Énigmatique et étrange roman que ce Passage de la nuit. Mais la phase nocturne n'est-elle pas, de tout temps, propices aux récits fantasmatiques? le voile entre réalité et surnaturel se caractérise déjà par une poreuse ténuité dans l'oeuvre de
Murakami Haruki. Si en plus, il place son histoire la nuit, ça ne peut que renforcer cet aspect.
Déjà, et tous les insomniaques partageront, je crois, mon avis, le temps semble suivre un autre rythme, durant la nuit, plus lent et presque immobile par moments. Comme le dit le barman du Skylark, amateur de jazz sur vinyle : "(...) la nuit possède une horloge différente."
Mais de quoi parle-t-il se roman? de rencontres surtout, pour Assai Mari, étudiante en langue chinoise de dix-neuf ans qui a décidé de fuir la maison familiale où sa magnifique grande soeur Eri joue la Belle au bois dormant. Elle entend passer une nuit blanche à lire dans un resto ouvert jusqu'au petit jour.
Comme souvent dans la vie, tout ne se passe pas comme prévu et elle va ainsi rencontrer un étudiant joueur de jazz sur trombone, une ancienne catcheuse professionnelle gérante d'un love-hotel, brute de décoffrage mais au coeur grand comme le Fuji, ses deux collègues femmes de ménage dont une est en fuite depuis trois ans, une immigrée clandestine chinoise prostituée par un gang et qui s'est fait violemment tabassée. D'autres personnages fluctuent dans cette nuit étrange, certains peu recommandables, d'autres inquiétants. Sans compter une télé qui s'allume toute seule dans la chambre d'Eri.
Et nous, quel est notre rôle dans tout ça? Nous laisser porter par le point de vue caméra que l'auteur déploie tour à tour dans la chambre de la dormeuse, autour
De Mari et même dans une boîte d'informatique.
Le passage de la nuit est un des romans les plus courts de l'auteur mais s'y retrouvent nombre de caractéristiques figurant dans d'autres de ses livres :
- la musique très présente, jazz et classique surtout.

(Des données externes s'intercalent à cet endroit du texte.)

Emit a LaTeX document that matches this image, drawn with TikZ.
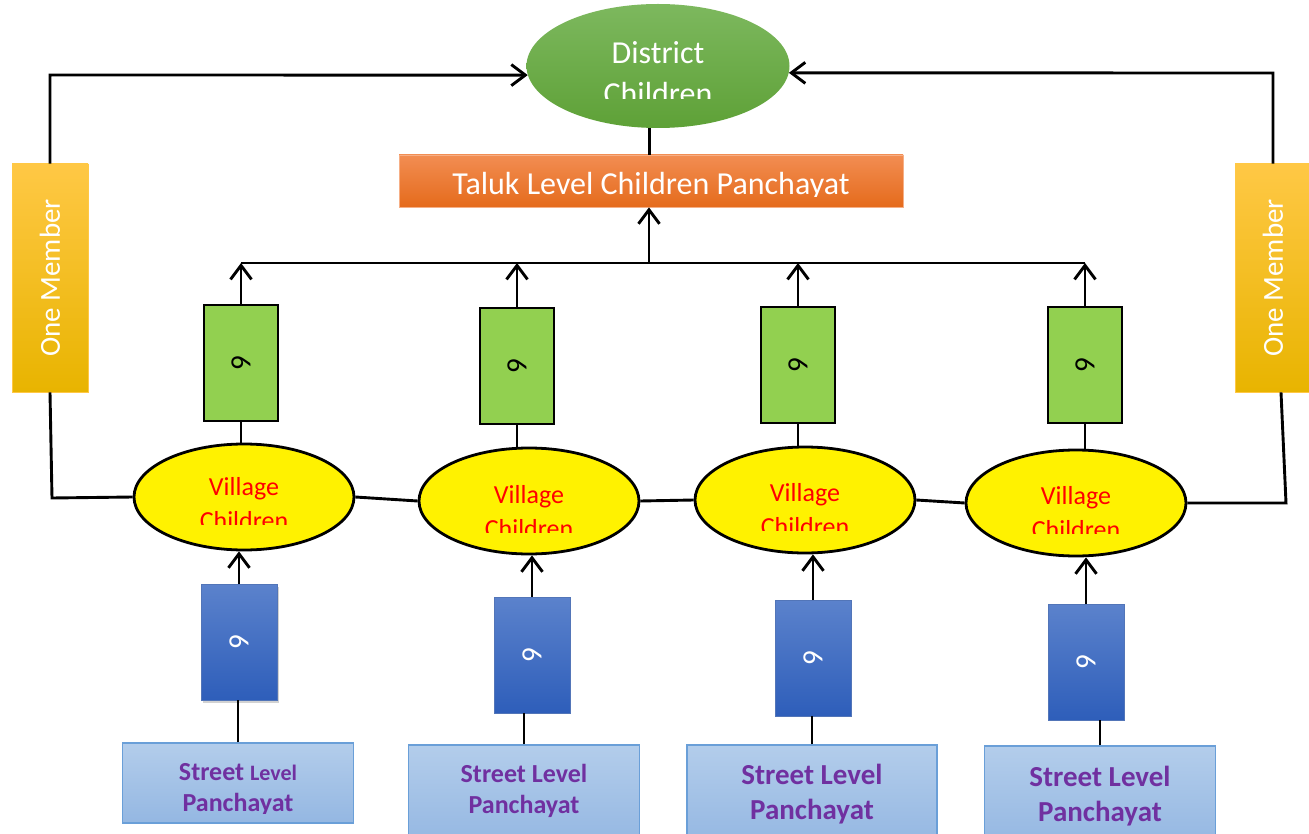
\documentclass[tikz,border=0pt]{standalone}
\usepackage{fontspec}
\setmainfont{Carlito}
\usetikzlibrary{shapes.geometric,arrows.meta,shadows}
\definecolor{distA}{HTML}{7DB85E}
\definecolor{distB}{HTML}{5EA137}
\definecolor{talA}{HTML}{F28D52}
\definecolor{talB}{HTML}{E56B1C}
\definecolor{memA}{HTML}{FFC845}
\definecolor{memB}{HTML}{E8B400}
\definecolor{sixgreen}{HTML}{92D050}
\definecolor{bluA}{HTML}{5B82CC}
\definecolor{bluB}{HTML}{2E5EBA}
\definecolor{strA}{HTML}{B3CDEB}
\definecolor{strB}{HTML}{94B7E2}
\definecolor{stredge}{HTML}{6A9FD8}
\definecolor{purp}{HTML}{7030A0}

\begin{document}
\begin{tikzpicture}[x=1pt,y=-1pt,
	line/.style={line width=2.9pt},
	arr/.style={line width=2.9pt,-{Straight Barb[length=14pt,width=21pt]}},
	district/.style={ellipse,inner sep=0pt,minimum width=263pt,minimum height=124pt,top color=distA,bottom color=distB},
	taluk/.style={rectangle,inner sep=0pt,minimum width=504pt,minimum height=52pt,top color=talA,bottom color=talB,draw=talA!70!white,line width=.8pt},
	member/.style={rectangle,inner sep=0pt,minimum width=76pt,minimum height=228pt,top color=memA,bottom color=memB,draw=memA,line width=.8pt},
	sixbox/.style={rectangle,inner sep=0pt,minimum width=74pt,minimum height=116pt,fill=sixgreen,draw,line width=2.2pt},
	village/.style={ellipse,inner sep=0pt,minimum width=220pt,minimum height=106pt,fill=yellow,draw,line width=2.8pt},
	bluebox/.style={rectangle,inner sep=0pt,minimum width=76pt,minimum height=116pt,top color=bluA,bottom color=bluB,draw=bluA!90!black,line width=.6pt},
	street/.style={rectangle,inner sep=0pt,minimum width=231pt,minimum height=100pt,top color=strA,bottom color=strB,draw=stredge,line width=1.5pt},
	wtext/.style={text=white,font=\fontsize{32}{38}\selectfont,anchor=base,inner sep=0pt},
	memtext/.style={text=white,font=\fontsize{29}{34}\selectfont,rotate=90,inner sep=0pt},
	sixtext/.style={font=\fontsize{28}{34}\selectfont,rotate=-90,inner sep=0pt},
	vtext/.style={text=red,font=\fontsize{26}{31}\selectfont,anchor=base,inner sep=0pt},
	stext/.style={text=purp,font=\bfseries\fontsize{26}{31}\selectfont,anchor=base,inner sep=0pt},
	btext/.style={text=purp,font=\bfseries\fontsize{29}{34}\selectfont,anchor=base,inner sep=0pt}]
	\useasboundingbox[fill=white] (0,0) rectangle (1309,834);

	\node[district] (dist) at (658,66) {};
	\node[taluk] (tal) at (651,181) {};
	\node[member] (mem1) at (50,278) {};
	\node[member] (mem2) at (1273,278) {};

	\node[sixbox] (g1) at (241,363) {};
	\node[sixbox] (g2) at (517,366) {};
	\node[sixbox] (g3) at (798,365) {};
	\node[sixbox] (g4) at (1085,365) {};

	\node[village] (v1) at (244,497) {};
	\node[village] (v2) at (529,501) {};
	\node[village] (v3) at (805,500) {};
	\node[village] (v4) at (1076,503) {};

	\node[bluebox,drop shadow={opacity=.35,shadow xshift=2pt,shadow yshift=-3pt}] (b1) at (239,642) {};
	\node[bluebox] (b2) at (532,655) {};
	\node[bluebox] (b3) at (813,658) {};
	\node[bluebox] (b4) at (1086,662) {};

	\node[street,minimum height=80pt] (s1) at (238,783) {};
	\node[street] (s2) at (524,795) {};
	\node[street,minimum width=250pt] (s3) at (812,795) {};
	\node[street] (s4) at (1100,796) {};

	\coordinate (lc) at (50,75);
	\coordinate (rc) at (1273,73);
	\coordinate (lb) at (52,498);
	\coordinate (rb) at (1286,503);
	\coordinate (bar) at (649,263);

	\draw[arr] (mem1.north) -- (lc) -- (dist.184);
	\draw[arr] (mem2.north) -- (rc) -- (dist.-3);
	\draw[line] (mem1.south) -- (lb) -- (v1.west);
	\draw[line] (mem2.-86) -- (rb) -- (v4.east);
	\draw[line] (dist.262) -- (dist.262 |- tal.north);
	\draw[arr] (bar) -- (bar |- tal.south);
	\draw[line] (g1.north |- bar) -- (g4.north |- bar);

	\draw[arr] (g1.north) -- (g1.north |- bar);
	\draw[arr] (g2.north) -- (g2.north |- bar);
	\draw[arr] (g3.north) -- (g3.north |- bar);
	\draw[arr] (g4.north) -- (g4.north |- bar);
	\draw[line] (g1.south) -- (g1.south |- v1.north);
	\draw[line] (g2.south) -- (g2.south |- v2.north);
	\draw[line] (g3.south) -- (g3.south |- v3.north);
	\draw[line] (g4.south) -- (g4.south |- v4.north);

	\draw[line] (v1.east) -- (v2.west);
	\draw[line] (v2.east) -- (v3.west);
	\draw[line] (v3.east) -- (v4.west);

	\draw[arr] (b1.north) -- (b1.north |- v1.south);
	\draw[arr] (b2.north) -- (b2.north |- v2.south);
	\draw[arr] (b3.north) -- (b3.north |- v3.south);
	\draw[arr] (b4.north) -- (b4.north |- v4.south);
	\draw[line] (s1.north) -- (s1.north |- b1.south);
	\draw[line] (s2.north) -- (s2.north |- b2.south);
	\draw[line] (s3.north) -- (s3.north |- b3.south);
	\draw[line] (s4.north) -- (s4.north |- b4.south);

	\node[wtext] (disttop) at (658,64) {District};
	\begin{scope}
		\clip (527,0) rectangle (790,99);
		\node[wtext] (distbot) at (658,105) {Children};
	\end{scope}
	\begin{scope}
		\clip (399,150) rectangle (904,197);
		\node[wtext] (taltxt) at (651,195) {Taluk Level Children Panchayat};
	\end{scope}
	\node[memtext] (mem1txt) at (mem1) {One Member};
	\node[memtext] (mem2txt) at (mem2) {One Member};

	\node[sixtext] (g1txt) at (g1) {6};
	\node[sixtext] (g2txt) at (g2) {6};
	\node[sixtext] (g3txt) at (g3) {6};
	\node[sixtext] (g4txt) at (g4) {6};
	\node[sixtext,text=white] (b1txt) at (b1) {6};
	\node[sixtext,text=white] (b2txt) at (b2) {6};
	\node[sixtext,text=white] (b3txt) at (b3) {6};
	\node[sixtext,text=white] (b4txt) at (b4) {6};

	\node[vtext] (v1top) at (244,495) {Village};
	\node[vtext] (v2top) at (529,503) {Village};
	\node[vtext] (v3top) at (805,501) {Village};
	\node[vtext] (v4top) at (1076,504) {Village};
	\begin{scope}
		\clip (100,400) rectangle (1250,524);
		\node[vtext] (v1bot) at (244,529) {Children};
	\end{scope}
	\begin{scope}
		\clip (100,400) rectangle (1250,532);
		\node[vtext] (v2bot) at (529,537) {Children};
	\end{scope}
	\begin{scope}
		\clip (100,400) rectangle (1250,530);
		\node[vtext] (v3bot) at (805,535) {Children};
	\end{scope}
	\begin{scope}
		\clip (100,400) rectangle (1250,533);
		\node[vtext] (v4bot) at (1076,538) {Children};
	\end{scope}

	\node[stext] (s1top) at (238,780) {Street {\fontsize{22}{26}\selectfont Level}};
	\begin{scope}
		\clip (100,700) rectangle (400,813);
		\node[stext] (s1bot) at (238,811) {Panchayat};
	\end{scope}
	\node[stext] (s2top) at (524,782) {Street Level};
	\node[stext] (s2bot) at (524,813) {Panchayat};
	\node[btext] (s3top) at (812,784) {Street Level};
	\node[btext] (s3bot) at (812,819) {Panchayat};
	\node[btext] (s4top) at (1100,786) {Street Level};
	\node[btext] (s4bot) at (1100,821) {Panchayat};
\end{tikzpicture}
\end{document}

Murakami, qui tint un temps une boîte de jazz, en est féru et connaisseur
- la présence de chats aussi, ici dans un rôle nettement moins crucial que ceux de
Kafka sur le rivage
- des liens distendus voire conflictuels entre les principaux personnages et leur famille
- des protagonistes dits secondaires typiquement hors norme selon les critères japonais : Kaoru l'ex-catcheuse aux cheveux blonds très courts, par exemple, dont la personnalité me plaît tout particulièrement.
Cette nuit en dehors de toute zone de confort pour Mari est aussi un passage vers une phase autre, presque une transition initiatique afin d'être révélée à elle-même grâce à ces fameuses rencontres.
A lire de préférence by night, pour être en concordance avec les personnages, cette lecture a le don de nous emporter sur les ailes oniriques que l'auteur déploie au-dessus de la capitale japonaise.
Évidemment, avec Murakami, mon objectivité tend à se réduire encore plus que d'habitude. J'aime ses mondes réels qui ne le sont pas toujours complètement, et sa faculté à dépeindre caractères et événements avec beaucoup de finesse, souvent avec de surprenantes comparaisons et qui me laissent rêveuse au sortir du dernier chapitre.